- [STATED TASK]:
Write out the opening lines of the data word for word, up to and including the line with "const symbolScaleX = [1.3, 1, 1];", and leave every picture and every later line out.

- [SUPPLIED MATERIAL]:
*-*-*
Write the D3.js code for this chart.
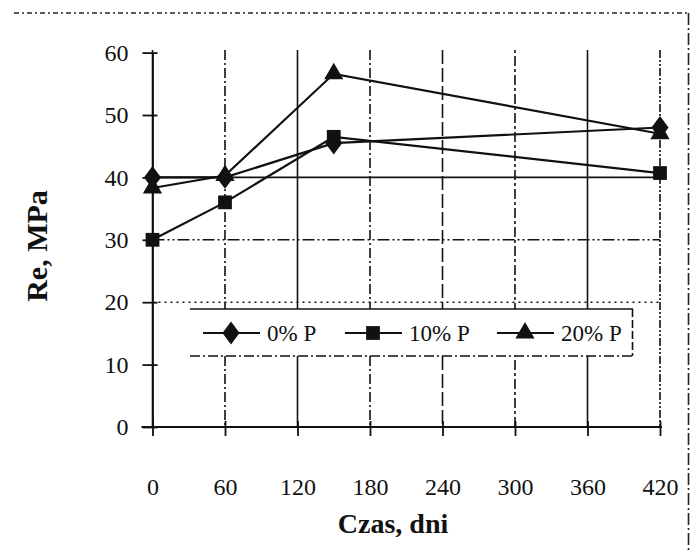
<!DOCTYPE html>
<html>
<head>
<meta charset="utf-8">
<script src="https://cdn.jsdelivr.net/npm/d3@7"></script>
<style>
  html, body { margin: 0; padding: 0; background: #fff; }
  svg { display: block; }
  text { font-family: "Liberation Serif", "Times New Roman", serif; fill: #111; }
</style>
</head>
<body>
<svg id="chart" width="692" height="553"></svg>
<script>
// ---- data ----
const days = [0, 60, 150, 420];
const seriesNames = ["0% P", "10% P", "20% P"];
const p0 = [40, 40, 45.5, 48];
const p10 = [30, 36, 46.5, 40.7];
const p20 = [38.3, 40.3, 56.6, 47];
const xTicks = [0, 60, 120, 180, 240, 300, 360, 420];
const yTicks = [0, 10, 20, 30, 40, 50, 60];
const yGridValues = [20, 30, 40];
const xTitle = "Czas, dni";
const yTitle = "Re, MPa";

// ---- styles (kept separate from data) ----
const vGridDash = ["none", "10,3,2,3", "none", "10,3,2,3", "14,4", "3,3,10,3", "none", "8,2,2,2,2,2"];
const hGridDash = { 20: "2,4", 30: "12,3,2,3,2,3", 40: "none" };
const symbols = [d3.symbolDiamond, d3.symbolSquare, d3.symbolTriangle];
const symbolSizes = [150, 190, 160];
const symbolScaleX = [1.3, 1, 1];

const svg = d3.select("#chart");
const x = d3.scaleLinear().domain([0, 420]).range([152.5, 660]);
const y = d3.scaleLinear().domain([0, 60]).range([427, 52.6]);

// outer frame remnants (top dotted, right dashed)
svg.append("line").attr("x1", 14).attr("x2", 689).attr("y1", 13).attr("y2", 13)
  .attr("stroke", "#222").attr("stroke-width", 1.6).attr("stroke-dasharray", "5,3,2,3");
svg.append("line").attr("x1", 688.5).attr("x2", 688.5).attr("y1", 13).attr("y2", 553)
  .attr("stroke", "#222").attr("stroke-width", 1.6).attr("stroke-dasharray", "12,3,2,3");

// vertical gridlines
svg.append("g").selectAll("line").data(xTicks).join("line")
  .attr("x1", d => x(d)).attr("x2", d => x(d))
  .attr("y1", y(60.4)).attr("y2", y(0))
  .attr("stroke", "#111").attr("stroke-width", 1.6)
  .attr("stroke-dasharray", (d, i) => vGridDash[i]);

// horizontal gridlines
svg.append("g").selectAll("line").data(yGridValues).join("line")
  .attr("x1", x(0)).attr("x2", x(420))
  .attr("y1", d => y(d)).attr("y2", d => y(d))
  .attr("stroke", "#111").attr("stroke-width", 1.6)
  .attr("stroke-dasharray", d => hGridDash[d]);

// y axis
const yAxis = d3.axisLeft(y).tickValues(yTicks).tickSize(0).tickPadding(24)
  .tickFormat(d3.format("d"));
const gy = svg.append("g").attr("transform", `translate(${x(0)},0)`).call(yAxis);
gy.select(".domain").attr("stroke", "#111").attr("stroke-width", 1.8);
gy.selectAll(".tick line").remove();
gy.selectAll(".tick").append("line").attr("x1", -10).attr("x2", 5)
  .attr("stroke", "#111").attr("stroke-width", 1.8);
gy.selectAll(".tick text").attr("font-size", 24).attr("font-family", "Liberation Serif, serif")
  .attr("fill", "#222");

// x axis
const xAxis = d3.axisBottom(x).tickValues(xTicks).tickSize(0).tickPadding(68)
  .tickFormat(d3.format("d"));
const gx = svg.append("g").attr("transform", `translate(0,${y(0)})`).call(xAxis);
gx.select(".domain").attr("stroke", "#111").attr("stroke-width", 1.8)
  .attr("d", `M${x(0) - 11},0H${x(420) + 2}`);
gx.selectAll(".tick line").remove();
gx.selectAll(".tick").append("line").attr("y1", -6).attr("y2", 9)
  .attr("stroke", "#111").attr("stroke-width", 1.8);
gx.selectAll(".tick text").attr("font-size", 24).attr("font-family", "Liberation Serif, serif")
  .attr("fill", "#222").attr("dy", "0");

// axis titles
svg.append("text").attr("x", 393).attr("y", 533).attr("text-anchor", "middle")
  .attr("font-size", 28).attr("font-weight", "bold").text(xTitle);
svg.append("text").attr("transform", "translate(47,246) rotate(-90)")
  .attr("text-anchor", "middle").attr("font-size", 30).attr("font-weight", "bold").text(yTitle);

// series
const seriesData = [p0, p10, p20];
const line = d3.line().x((d, i) => x(days[i])).y(d => y(d));
seriesData.forEach((vals, si) => {
  svg.append("path").datum(vals).attr("d", line)
    .attr("fill", "none").attr("stroke", "#111").attr("stroke-width", 2.2);
});
seriesData.forEach((vals, si) => {
  svg.append("g").selectAll("path").data(vals).join("path")
    .attr("transform", (d, i) => `translate(${x(days[i])},${y(d)}) scale(${symbolScaleX[si]},1)`)
    .attr("d", d3.symbol().type(symbols[si]).size(symbolSizes[si]))
    .attr("fill", "#111");
});

// legend
const lg = svg.append("g");
lg.append("rect").attr("x", 190).attr("y", 309).attr("width", 443).attr("height", 47)
  .attr("fill", "#fff").attr("stroke", "none");
lg.append("line").attr("x1", 190).attr("x2", 633).attr("y1", 309).attr("y2", 309)
  .attr("stroke", "#111").attr("stroke-width", 1.6);
lg.append("line").attr("x1", 190).attr("x2", 633).attr("y1", 356).attr("y2", 356)
  .attr("stroke", "#111").attr("stroke-width", 1.6).attr("stroke-dasharray", "10,3,2,3");
lg.append("line").attr("x1", 632.5).attr("x2", 632.5).attr("y1", 309).attr("y2", 356)
  .attr("stroke", "#111").attr("stroke-width", 1.6).attr("stroke-dasharray", "8,3");
const legendX = [203, 345, 497];
seriesNames.forEach((name, i) => {
  const lx = legendX[i];
  lg.append("line").attr("x1", lx).attr("x2", lx + 57).attr("y1", 333).attr("y2", 333)
    .attr("stroke", "#111").attr("stroke-width", 2.2);
  lg.append("path").attr("transform", `translate(${lx + 28},333) scale(${symbolScaleX[i]},1)`)
    .attr("d", d3.symbol().type(symbols[i]).size(symbolSizes[i])).attr("fill", "#111");
  lg.append("text").attr("x", lx + 64).attr("y", 341).attr("font-size", 23)
    .attr("fill", "#222").text(name);
});
</script>
</body>
</html>
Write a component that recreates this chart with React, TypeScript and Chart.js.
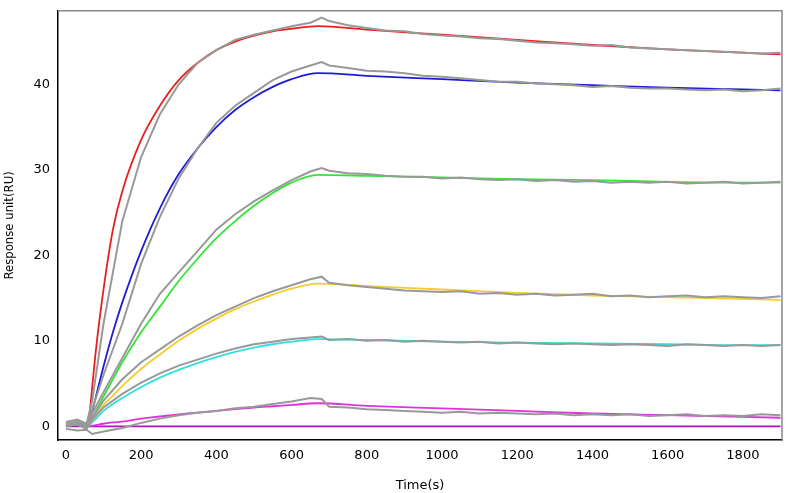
import React, { useEffect, useRef } from "react";
import { Chart, registerables } from "chart.js";
Chart.register(...registerables);

const fitT = [60, 80, 100, 125, 150, 200, 250, 300, 350, 400, 450, 500, 550, 600, 670, 800, 1000, 1200, 1400, 1600, 1800, 1900];
const redFit = [0, 9, 16, 23, 27.5, 33.5, 37.5, 40.5, 42.5, 44, 45, 45.7, 46.2, 46.5, 46.8, 46.4, 45.8, 45.2, 44.6, 44.1, 43.7, 43.5];
const blueFit = [0, 3.5, 7, 11, 14.5, 20.5, 25.5, 29.5, 32.5, 35, 37, 38.5, 39.7, 40.6, 41.3, 41, 40.6, 40.2, 39.9, 39.6, 39.4, 39.3];
const greenFit = [0, 1.8, 3.5, 5.5, 7.5, 11, 14, 17, 19.6, 22, 24, 25.8, 27.3, 28.5, 29.4, 29.3, 29.1, 28.9, 28.8, 28.6, 28.5, 28.5];
const yellowFit = [0, 1.3, 2.5, 3.6, 4.7, 6.7, 8.4, 10, 11.4, 12.6, 13.7, 14.6, 15.4, 16.1, 16.7, 16.4, 16, 15.6, 15.3, 15.1, 14.9, 14.8];
const cyanFit = [0, 0.9, 1.8, 2.6, 3.3, 4.6, 5.7, 6.6, 7.4, 8.1, 8.7, 9.2, 9.6, 9.9, 10.2, 10.1, 9.9, 9.8, 9.7, 9.6, 9.5, 9.5];
const magentaFit = [0, 0.15, 0.3, 0.45, 0.55, 0.9, 1.15, 1.4, 1.6, 1.8, 2.0, 2.2, 2.35, 2.5, 2.7, 2.4, 2.1, 1.8, 1.5, 1.3, 1.1, 1.0];
const zeroT = [0, 1900];
const zeroLine = [0, 0];

const grayT = [0, 30, 55, 70, 100, 150, 200, 250, 300, 350, 400, 450, 500, 550, 600, 650, 680, 700, 750, 800, 850, 900, 950, 1000, 1050, 1100, 1150, 1200, 1250, 1300, 1350, 1400, 1450, 1500, 1550, 1600, 1650, 1700, 1750, 1800, 1850, 1900];
const redRaw = [0.5, 0.8, 0.3, 3, 12, 24, 31.5, 36.5, 40, 42.5, 44, 45.2, 45.8, 46.3, 46.8, 47.2, 47.8, 47.4, 46.9, 46.6, 46.3, 46.2, 45.9, 45.7, 45.6, 45.4, 45.3, 45.1, 44.9, 44.8, 44.7, 44.5, 44.6, 44.3, 44.2, 44.1, 44, 43.9, 43.8, 43.7, 43.6, 43.7];
const blueRaw = [0.3, 0.6, 0.2, 2, 6, 12, 19, 24.5, 29, 32.5, 35.5, 37.5, 39, 40.5, 41.5, 42.2, 42.6, 42.2, 41.9, 41.6, 41.5, 41.3, 41, 40.9, 40.7, 40.5, 40.3, 40.3, 40.1, 40, 39.9, 39.7, 39.8, 39.6, 39.5, 39.5, 39.4, 39.3, 39.4, 39.2, 39.3, 39.5];
const greenRaw = [0.2, 0.5, 0, 1.5, 4, 8, 12, 15.5, 18, 20.5, 23, 24.8, 26.3, 27.6, 28.8, 29.8, 30.2, 29.9, 29.6, 29.5, 29.3, 29.2, 29.2, 29, 29.1, 28.9, 28.8, 28.9, 28.7, 28.8, 28.6, 28.7, 28.5, 28.6, 28.5, 28.6, 28.4, 28.5, 28.6, 28.4, 28.5, 28.6];
const yellowRaw = [0, 0.3, -0.2, 1, 3, 5.5, 7.5, 9, 10.5, 11.8, 13, 14, 15, 15.8, 16.5, 17.2, 17.5, 16.8, 16.5, 16.3, 16.1, 15.9, 15.8, 15.7, 15.8, 15.5, 15.6, 15.4, 15.5, 15.3, 15.4, 15.5, 15.2, 15.3, 15.1, 15.2, 15.3, 15.1, 15.2, 15.1, 15, 15.2];
const cyanRaw = [0, 0.2, -0.3, 0.8, 2.2, 3.8, 5.1, 6.2, 7.1, 7.8, 8.5, 9.1, 9.6, 9.9, 10.2, 10.4, 10.5, 10.1, 10.2, 10, 10.1, 9.9, 10, 9.9, 9.8, 9.9, 9.7, 9.8, 9.7, 9.6, 9.7, 9.6, 9.5, 9.6, 9.5, 9.4, 9.6, 9.5, 9.4, 9.5, 9.4, 9.5];
const magentaRaw = [-0.3, -0.5, -0.4, -0.9, -0.6, -0.2, 0.4, 0.9, 1.3, 1.6, 1.8, 2.1, 2.3, 2.6, 2.9, 3.3, 3.2, 2.3, 2.2, 2, 1.9, 1.8, 1.7, 1.6, 1.7, 1.5, 1.6, 1.5, 1.4, 1.5, 1.3, 1.4, 1.3, 1.4, 1.2, 1.3, 1.4, 1.2, 1.3, 1.2, 1.4, 1.3];

const pts = (t: number[], v: number[]) => t.map((x, i) => ({ x, y: v[i] }));

export default function App() {
  const ref = useRef<HTMLCanvasElement>(null);
  useEffect(() => {
    document.body.style.margin = "0";
    const raws = [redRaw, blueRaw, greenRaw, yellowRaw, cyanRaw, magentaRaw].map((v) => ({
      data: pts(grayT, v), borderColor: "#999999", borderWidth: 2, pointRadius: 0, tension: 0,
    }));
    const fits = [
      [redFit, "#e8201c"], [blueFit, "#1d1dd6"], [greenFit, "#33e533"],
      [yellowFit, "#f5cc2a"], [cyanFit, "#2ee0e0"], [magentaFit, "#e030e0"],
    ].map(([v, c]) => ({
      data: pts(fitT, v as number[]), borderColor: c as string, borderWidth: 1.8, pointRadius: 0, tension: 0.4, cubicInterpolationMode: "monotone" as const,
    }));
    const zero = { data: pts(zeroT, zeroLine), borderColor: "#b010c8", borderWidth: 1.8, pointRadius: 0 };
    const frame = {
      id: "frame",
      afterDraw(c: any) {
        const { ctx, chartArea: a } = c;
        ctx.save();
        ctx.strokeStyle = "#888";
        ctx.lineWidth = 1.5;
        ctx.beginPath();
        ctx.moveTo(a.left, a.top); ctx.lineTo(a.right, a.top); ctx.lineTo(a.right, a.bottom);
        ctx.stroke();
        ctx.restore();
      },
    };
    const chart = new Chart(ref.current!, {
      type: "line",
      data: { datasets: [...raws, ...fits, zero] as any },
      plugins: [frame],
      options: {
        animation: false, responsive: false,
        layout: { padding: { left: 0, top: 8, right: 21, bottom: 0 } },
        plugins: { legend: { display: false }, tooltip: { enabled: false } },
        scales: {
          x: {
            type: "linear", min: -21, max: 1904,
            afterBuildTicks: (s: any) => { const t = []; for (let v = 0; v <= 1900; v += 50) t.push({ value: v }); s.ticks = t; },
            ticks: { autoSkip: false, maxRotation: 0, color: "#000", font: { family: "DejaVu Sans", size: 13 }, callback: (v: any) => (v % 200 === 0 ? String(v) : "") },
            grid: { display: false, drawTicks: true, tickLength: 5, color: "#000" },
            border: { color: "#000", width: 1.5 },
            title: { display: true, text: "Time(s)", color: "#000", font: { family: "DejaVu Sans", size: 13 }, padding: 0 },
            afterFit: (s: any) => { s.height = 53; },
          },
          y: {
            min: -1.6, max: 48.6,
            afterBuildTicks: (s: any) => { const t = []; for (let v = 0; v <= 48; v += 2) t.push({ value: v }); s.ticks = t; },
            ticks: { autoSkip: false, color: "#000", font: { family: "DejaVu Sans", size: 13 }, callback: (v: any) => (v % 10 === 0 ? String(v) : "") },
            grid: { display: false, drawTicks: true, tickLength: 5, color: "#000" },
            border: { color: "#000", width: 1.5 },
            title: { display: true, text: "Response unit(RU)", color: "#000", font: { family: "Liberation Sans Narrow, DejaVu Sans Condensed", size: 13 }, padding: 2 },
            afterFit: (s: any) => { s.width = 58; },
          },
        },
      },
    });
    return () => chart.destroy();
  }, []);
  return <canvas ref={ref} width={803} height={493} style={{ display: "block" }} />;
}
*-*-*
- [RESULT OF THE EXERCISE]:
Write the D3.js code for this chart.
<!DOCTYPE html>
<html>
<head>
<meta charset="utf-8">
<script src="https://cdn.jsdelivr.net/npm/d3@7"></script>
<style>
  html, body { margin: 0; padding: 0; background: #fff; }
  svg { display: block; }
  text { font-family: "Liberation Serif", "Times New Roman", serif; fill: #111; }
</style>
</head>
<body>
<svg id="chart" width="692" height="553"></svg>
<script>
// ---- data ----
const days = [0, 60, 150, 420];
const seriesNames = ["0% P", "10% P", "20% P"];
const p0 = [40, 40, 45.5, 48];
const p10 = [30, 36, 46.5, 40.7];
const p20 = [38.3, 40.3, 56.6, 47];
const xTicks = [0, 60, 120, 180, 240, 300, 360, 420];
const yTicks = [0, 10, 20, 30, 40, 50, 60];
const yGridValues = [20, 30, 40];
const xTitle = "Czas, dni";
const yTitle = "Re, MPa";

// ---- styles (kept separate from data) ----
const vGridDash = ["none", "10,3,2,3", "none", "10,3,2,3", "14,4", "3,3,10,3", "none", "8,2,2,2,2,2"];
const hGridDash = { 20: "2,4", 30: "12,3,2,3,2,3", 40: "none" };
const symbols = [d3.symbolDiamond, d3.symbolSquare, d3.symbolTriangle];
const symbolSizes = [150, 190, 160];
const symbolScaleX = [1.3, 1, 1];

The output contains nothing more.